«El año sin verano»: así pasó a llamarse el 1816 tras la erupción del volcán Tambora en Indonesia. Había sido de las más fuertes de los últimos siglos, y dejó una estación insólitamente fría, ya que las nubes de ceniza generadas por la gigantesca explosión se desplazaron por todo el globo siguiendo las corrientes de aire. La falta de luz causó heladas y desajustes en muchos ecosistemas.

Ese mismo año, en la villa Diodati, una mansión cerca de Ginebra, Lord Byron, Mary Shelly y John Polidori, embargados por un sentimiento apocalíptico, empezaron a escribir historias de terror. De este modo nacieron algunos de los textos más significativos de la literatura del siglo XIX: Darkness, Frankenstein y The Vampyre.

La erupción del Tambora es un buen ejemplo de las profundas conexiones entre la materialidad del mundo y la forma en que lo conceptualizamos. Conexiones dinámicas que se entrelazan en ambas direcciones y facilitan un intercambio fecundo, que puede llegar a unir la ceniza de un volcán y la imaginación de los seres humanos, el clima y la creación artística. La frontera entre naturaleza y cultura se difumina.

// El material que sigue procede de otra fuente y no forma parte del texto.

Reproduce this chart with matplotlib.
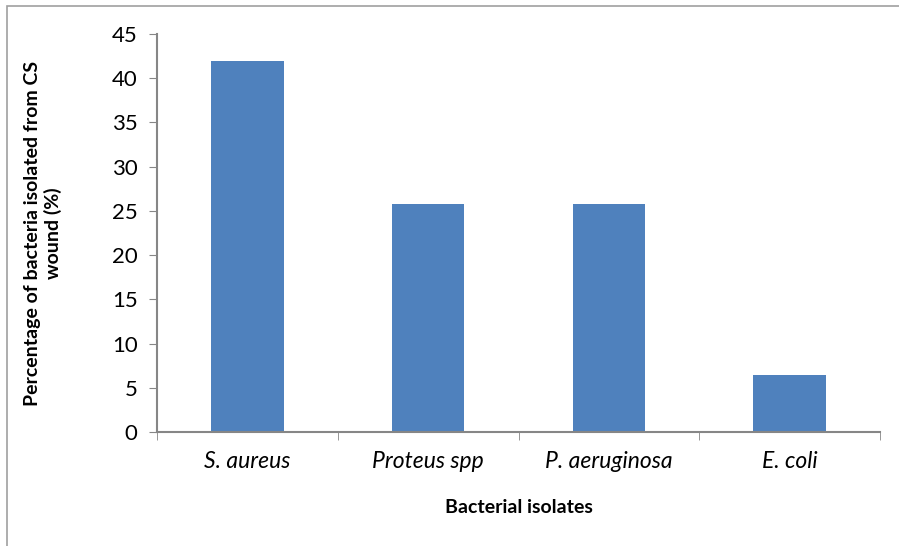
import matplotlib.pyplot as plt
import numpy as np
from matplotlib.patches import Rectangle

# Data
isolates = ["S. aureus", "Proteus spp", "P. aeruginosa", "E. coli"]
percent = [41.9, 25.8, 25.8, 6.45]
yticks = [0, 5, 10, 15, 20, 25, 30, 35, 40, 45]

plt.rcParams["font.family"] = ["Lato", "DejaVu Sans"]

fig = plt.figure(figsize=(8.99, 5.46), dpi=100)
ax = fig.add_axes([157 / 899, 1 - 432 / 546, (880 - 157) / 899, (432 - 34) / 546])

x = np.arange(len(isolates))
ax.bar(x, percent, width=0.4, color="#4F81BD", zorder=2)

ax.set_xlim(-0.5, len(isolates) - 0.5)
ax.set_ylim(0, 45)
ax.set_yticks(yticks)
ax.set_yticklabels([str(t) for t in yticks], fontsize=16)

# category labels centred, ticks on the boundaries
ax.set_xticks(x)
ax.set_xticklabels(isolates, fontsize=16.5, style="italic")
ax.tick_params(axis="x", which="major", length=0, pad=14)
ax.set_xticks(np.arange(-0.5, len(isolates)), minor=True)
ax.tick_params(axis="x", which="minor", length=6, color="#868686", direction="out")
ax.tick_params(axis="y", length=6, color="#868686", direction="out", pad=8)

for s in ["top", "right"]:
    ax.spines[s].set_visible(False)
for s in ["left", "bottom"]:
    ax.spines[s].set_color("#868686")
    ax.spines[s].set_linewidth(1.5)

ax.set_xlabel("Bacterial isolates", fontsize=14, fontweight="bold", labelpad=19)
ax.set_ylabel("Percentage of bacteria isolated from CS\nwound (%)", fontsize=14,
              fontweight="bold", labelpad=36)

# outer chart border
fig.patches.append(Rectangle((7 / 899, -0.05), 1.0, 1 - 6 / 546 + 0.05,
                             transform=fig.transFigure, fill=False,
                             edgecolor="#A0A0A0", linewidth=1.2))

fig.savefig("out.png", dpi=100)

A lo largo del último trimestre del 2021 asistimos a la erupción de otro volcán, el Cumbre Vieja, en la isla de La Palma. Durante ese tiempo, las noticias provenientes de Canarias nos acompañaron a diario. Las espectaculares fotografías aéreas y las precisas explicaciones de los expertos nos sumergieron en el complejo mundo de la sismología y la vulcanología, trasladándonos con la imaginación a una escala temporal y espacial geológica.

La naturaleza ha sido –y continuará siendo– una fuente inagotable de metáforas y un estímulo para nuestra creatividad. La Escritura no podía ser ajena, tampoco, a este mundo de metáforas que conectan naturaleza, cultura y espiritualidad. El desierto, por ejemplo, no hace referencia solo a un lugar árido e inhóspito. Simboliza principalmente la vulnerabilidad que experimenta el ser humano en el silencio y la soledad, apartado de toda civilización. La sequía es otro de esos fenómenos naturales donde la conexión entre la materialidad del mundo y su conceptualización es evidente. Los profetas recurren a ella con frecuencia, relacionándola con el pecado humano y la infidelidad. Así, Jeremías, contando el episodio de la gran sequía decía: «mandaban a los pequeños por agua: llegaban a los aljibes y no la encontraban; volvían con sus cántaros vacíos […] Son muchas nuestras apostasías, contra ti hemos pecado» (Jer 14). Otra metáfora fecunda, la de la desnudez, conecta naturaleza, cultura y espiritualidad. El cuerpo humano desnudo vehicula múltiples significados abiertos a la interpretación: pureza, vergüenza, intimidad, pecado o vulnerabilidad son tan solo algunos de ellos. La doctrina cristiana de la encarnación, por ejemplo, recurre a esta imagen para expresar la intuición espiritual de un Dios que se hace próximo, familiar y vulnerable, el Dios desnudo de la Navidad.

¿Y Jesús? A poco que nos acerquemos a su predicación, vemos cómo se servía de la naturaleza para elevarnos, por medio de la imaginación, a la reflexión ética, la intuición espiritual y el proceso mistagógico: «Fijaos en la higuera» –decía–, invitando a reflexionar sobre la importancia de la paciencia, de dar tiempo a los procesos antes de juzgar. «Cuando echa brotes, os basta verlos para saber que la primavera está cerca. Pues cuando veáis que suceden estas cosas, sabed que está cerca el Reino de Dios» (Lc 21). «Mirad a los pájaros: ni siembran, ni siegan, ni almacenan y, sin embargo, vuestro Padre celestial los alimenta» –exhortaba en otra ocasión–, y así prevenía contra la excesiva preocupación por asegurar el futuro. «¿Quién de vosotros, a fuerza de agobiarse, podrá añadir una hora al tiempo de su vida?» (Mt 6).

Son muchos los ejemplos en que imaginación, intuición y razón colaboran para producir conceptos, imágenes y símbolos con origen en el mundo material. Las tres dimensiones del ser humano deben entrar en relación y dialogar, para impedir que un exceso en cualquiera de ellas acabe –parafraseando a Goya– produciendo monstruos.

También las metáforas bíblicas relacionadas con la naturaleza y sus múltiples significados culturales y espirituales necesitan ponerse en diálogo. Se trata de lograr un sabio equilibrio entre todos ellos, para evitar que uno oculte y enfríe a los restantes –como hizo la explosión del monte Tambora con aquel verano de 1816–, provocando así una lectura distorsionada del mensaje global de la Escritura.